These images were first realized on the ground glass of an 8X10 large format camera. After I composed, focused, and metered the images, I inserted the film holder and selected the f-stop. With the shutter set and cocked, and the dark slide removed, I released the shutter and held my breath–as if not breathing would prevent failure of the image. Racing against time and the possibility of nature encroaching with a hearty gust of wind, the shutter whirred for a second or two before it stopped again. I released my breath. The result is moments in time burned and recorded in silver on single sheets of 8×10 film.
I am drawn to the barren riches that the desert offers with its wilderness of sharp patterns, mottled hues and sun-bleached rock formations. It is a harshly illuminated landscape that can overpower and bewilder the eye. In this desert environment–where it is easy to wonder if nature has in fact died–there is an essential character that reveals itself through careful observation.
I place my camera before a landscape subject and take in every detail.
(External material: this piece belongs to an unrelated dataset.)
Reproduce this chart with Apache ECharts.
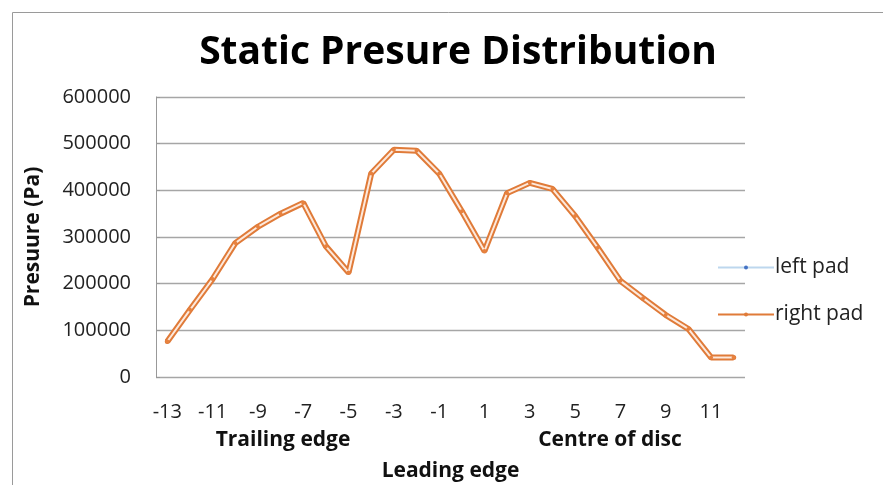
<!DOCTYPE html>
<html><head><meta charset="utf-8">
<script src="https://cdn.jsdelivr.net/npm/echarts@6/dist/echarts.min.js"></script>
<style>html,body{margin:0;padding:0;background:#fff}#c{width:883px;height:485px}</style>
</head><body><div id="c"></div>
<script>
const categories = ['-13','-12','-11','-10','-9','-8','-7','-6','-5','-4','-3','-2','-1','0','1','2','3','4','5','6','7','8','9','10','11','12'];
const rightPad = [76000,144000,210000,287000,322000,350000,373000,280000,224000,436000,487000,485000,436000,355000,270000,394000,416000,403000,345000,277000,206000,169000,133000,103000,42000,42000];
const leftPad = rightPad.slice();
const yTicks = [0,100000,200000,300000,400000,500000,600000];
const titleText = 'Static Presure Distribution';
const yName = 'Presuure (Pa)';
const xNames = ['Trailing edge','Centre of disc','Leading edge'];

const font = '"Open Sans", sans-serif';
const chart = echarts.init(document.getElementById('c'));
chart.setOption({
  animation:false,
  backgroundColor:'#fff',
  title:{text:titleText,left:453,textAlign:'center',top:28,
    textStyle:{fontFamily:font,fontWeight:'bold',fontSize:39,color:'#000'}},
  grid:{left:156,right:138,top:97,height:280,containLabel:false,outerBoundsMode:'none'},
  legend:{orient:'vertical',left:712,top:252,itemGap:26,itemWidth:56,itemHeight:5,
    data:[{name:'left pad'},{name:'right pad'}],
    textStyle:{fontFamily:font,fontSize:21,color:'#222',padding:[0,0,0,-4]}},
  xAxis:{type:'category',data:categories,boundaryGap:true,
    axisLine:{show:false},axisTick:{show:false},
    axisLabel:{interval:1,fontFamily:font,fontSize:20,color:'#222',margin:25,
      formatter:v=>v},
    name:xNames[2],nameLocation:'middle',nameGap:84,
    nameTextStyle:{fontFamily:font,fontWeight:'bold',fontSize:21,color:'#111'}},
  yAxis:{type:'value',min:yTicks[0],max:yTicks[yTicks.length-1],interval:100000,
    axisLine:{show:true,lineStyle:{color:'#999',width:1}},
    axisTick:{show:true,inside:true,length:4,lineStyle:{color:'#999'}},
    splitLine:{lineStyle:{color:'#a6a6a6',width:1.3}},
    axisLabel:{fontFamily:font,fontSize:20,color:'#222',margin:25,formatter:v=>String(v)},
    name:yName,nameLocation:'middle',nameGap:112,nameRotate:90,
    nameTextStyle:{fontFamily:font,fontWeight:'bold',fontSize:21,color:'#111'}},
  graphic:[
    {type:'rect',left:10,top:10,shape:{width:900,height:500},style:{fill:'none',stroke:'#9a9a9a',lineWidth:1},silent:true},
    {type:'text',x:283,y:430,style:{text:xNames[0],fontFamily:font,fontWeight:'bold',fontSize:21,fill:'#111',textAlign:'center'}},
    {type:'text',x:610,y:430,style:{text:xNames[1],fontFamily:font,fontWeight:'bold',fontSize:21,fill:'#111',textAlign:'center'}}
  ],
  series:[
    {name:'left pad',type:'line',data:leftPad,color:'#9dc3e6',
      lineStyle:{width:4,color:'#bdd7ee'},symbol:'circle',symbolSize:4,itemStyle:{color:'#4472c4'}},
    {name:'right pad',type:'line',data:rightPad,color:'#e07b39',
      lineStyle:{width:6,color:'#e07b39'},symbol:'circle',symbolSize:5,itemStyle:{color:'#e07b39'}},
    {name:'core',type:'line',data:rightPad,lineStyle:{width:2,color:'#fde9dc'},
      symbol:'circle',symbolSize:4,itemStyle:{color:'#e8823f'},z:5}
  ]
});
</script></body></html>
I am interested in conveying the subtle essence of a subject through its natural form with a sharply focused but gentle intensity. A different world begins when these natural formations are distilled, revealing themselves to me in this moment of motionlessness. There is only one negative and thus but one chance to produce the image. Within moments the evanescent beauty of the desert–lovely and strange and frequently subtle–shifts again under the piercing rays of the sun.
My images are part of my quest for a more profound understanding of the desert and its fundamental structure, a desire to delve deeper into its subtle beauty and design. The spirit of the desert is a thing consciously felt and valued by those who wander and live in this unforgiving yet beautiful environment. To me an exquisite delicacy washes over the desert with its ever-changing shadows and light, yet its vibrancy dissolves in the minds of many as a disowned wasteland.
The desert is important to me because it is a sheltering world of simplicity, silence, and solitude. My goal is to assemble a body of work that expresses the deep and subtle beauty of this place that patiently cycles through the seasons, endlessly rolling forward through time like a giant tumbleweed.